TASK INSTRUCTIONS:
Reproduce the material word for word; the images stay out.

RECORDED DATA:
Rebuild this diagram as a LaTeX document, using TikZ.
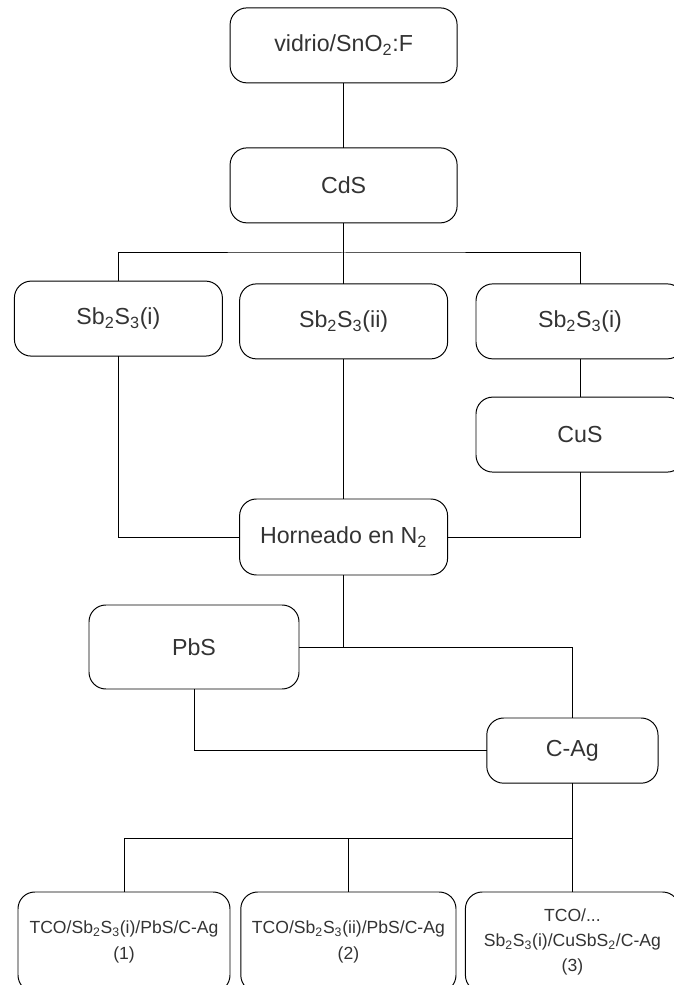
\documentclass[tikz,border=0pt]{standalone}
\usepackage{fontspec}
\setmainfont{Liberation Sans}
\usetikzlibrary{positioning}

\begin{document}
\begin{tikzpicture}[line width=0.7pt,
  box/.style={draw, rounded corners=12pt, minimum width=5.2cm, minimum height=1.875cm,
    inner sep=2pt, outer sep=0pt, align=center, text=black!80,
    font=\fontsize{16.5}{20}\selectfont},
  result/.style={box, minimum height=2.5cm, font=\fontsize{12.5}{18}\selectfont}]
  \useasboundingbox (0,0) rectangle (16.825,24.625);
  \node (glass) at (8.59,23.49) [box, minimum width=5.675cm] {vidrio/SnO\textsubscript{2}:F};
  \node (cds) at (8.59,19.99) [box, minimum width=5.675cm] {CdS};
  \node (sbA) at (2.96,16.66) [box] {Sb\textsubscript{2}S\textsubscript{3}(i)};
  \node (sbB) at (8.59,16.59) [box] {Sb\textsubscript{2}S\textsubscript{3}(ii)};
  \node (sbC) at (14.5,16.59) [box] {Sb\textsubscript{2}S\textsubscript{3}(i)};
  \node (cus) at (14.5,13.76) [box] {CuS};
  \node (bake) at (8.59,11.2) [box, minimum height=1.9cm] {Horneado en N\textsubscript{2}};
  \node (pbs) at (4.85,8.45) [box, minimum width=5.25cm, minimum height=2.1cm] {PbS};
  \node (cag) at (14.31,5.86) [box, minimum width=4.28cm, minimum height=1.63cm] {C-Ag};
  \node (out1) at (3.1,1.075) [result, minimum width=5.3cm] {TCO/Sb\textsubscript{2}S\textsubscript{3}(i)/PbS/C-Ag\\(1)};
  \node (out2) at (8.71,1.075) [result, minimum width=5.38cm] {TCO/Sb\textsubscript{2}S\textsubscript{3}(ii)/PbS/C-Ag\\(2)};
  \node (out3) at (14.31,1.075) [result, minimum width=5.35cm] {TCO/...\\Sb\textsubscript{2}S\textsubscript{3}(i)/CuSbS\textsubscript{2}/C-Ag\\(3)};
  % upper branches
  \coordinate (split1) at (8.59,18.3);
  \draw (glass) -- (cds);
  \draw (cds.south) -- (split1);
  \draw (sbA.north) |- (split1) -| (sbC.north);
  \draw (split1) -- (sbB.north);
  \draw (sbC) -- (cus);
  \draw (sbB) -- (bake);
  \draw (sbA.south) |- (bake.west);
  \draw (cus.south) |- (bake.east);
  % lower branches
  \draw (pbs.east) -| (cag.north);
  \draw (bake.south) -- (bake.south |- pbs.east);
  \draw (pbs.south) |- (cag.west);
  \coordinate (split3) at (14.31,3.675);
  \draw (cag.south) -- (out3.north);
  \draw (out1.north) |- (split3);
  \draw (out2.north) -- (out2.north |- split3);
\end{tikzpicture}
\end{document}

ANSWER BELOW:
Rebuild this diagram as a LaTeX document, using TikZ.
\documentclass[tikz,border=0pt]{standalone}
\usepackage{fontspec}
\setmainfont{Liberation Sans}
\usetikzlibrary{positioning}

\begin{document}
\begin{tikzpicture}[line width=0.7pt,
  box/.style={draw, rounded corners=12pt, minimum width=5.2cm, minimum height=1.875cm,
    inner sep=2pt, outer sep=0pt, align=center, text=black!80,
    font=\fontsize{16.5}{20}\selectfont},
  result/.style={box, minimum height=2.5cm, font=\fontsize{12.5}{18}\selectfont}]
  \useasboundingbox (0,0) rectangle (16.825,24.625);
  \node (glass) at (8.59,23.49) [box, minimum width=5.675cm] {vidrio/SnO\textsubscript{2}:F};
  \node (cds) at (8.59,19.99) [box, minimum width=5.675cm] {CdS};
  \node (sbA) at (2.96,16.66) [box] {Sb\textsubscript{2}S\textsubscript{3}(i)};
  \node (sbB) at (8.59,16.59) [box] {Sb\textsubscript{2}S\textsubscript{3}(ii)};
  \node (sbC) at (14.5,16.59) [box] {Sb\textsubscript{2}S\textsubscript{3}(i)};
  \node (cus) at (14.5,13.76) [box] {CuS};
  \node (bake) at (8.59,11.2) [box, minimum height=1.9cm] {Horneado en N\textsubscript{2}};
  \node (pbs) at (4.85,8.45) [box, minimum width=5.25cm, minimum height=2.1cm] {PbS};
  \node (cag) at (14.31,5.86) [box, minimum width=4.28cm, minimum height=1.63cm] {C-Ag};
  \node (out1) at (3.1,1.075) [result, minimum width=5.3cm] {TCO/Sb\textsubscript{2}S\textsubscript{3}(i)/PbS/C-Ag\\(1)};
  \node (out2) at (8.71,1.075) [result, minimum width=5.38cm] {TCO/Sb\textsubscript{2}S\textsubscript{3}(ii)/PbS/C-Ag\\(2)};
  \node (out3) at (14.31,1.075) [result, minimum width=5.35cm] {TCO/...\\Sb\textsubscript{2}S\textsubscript{3}(i)/CuSbS\textsubscript{2}/C-Ag\\(3)};
  % upper branches
  \coordinate (split1) at (8.59,18.3);
  \draw (glass) -- (cds);
  \draw (cds.south) -- (split1);
  \draw (sbA.north) |- (split1) -| (sbC.north);
  \draw (split1) -- (sbB.north);
  \draw (sbC) -- (cus);
  \draw (sbB) -- (bake);
  \draw (sbA.south) |- (bake.west);
  \draw (cus.south) |- (bake.east);
  % lower branches
  \draw (pbs.east) -| (cag.north);
  \draw (bake.south) -- (bake.south |- pbs.east);
  \draw (pbs.south) |- (cag.west);
  \coordinate (split3) at (14.31,3.675);
  \draw (cag.south) -- (out3.north);
  \draw (out1.north) |- (split3);
  \draw (out2.north) -- (out2.north |- split3);
\end{tikzpicture}
\end{document}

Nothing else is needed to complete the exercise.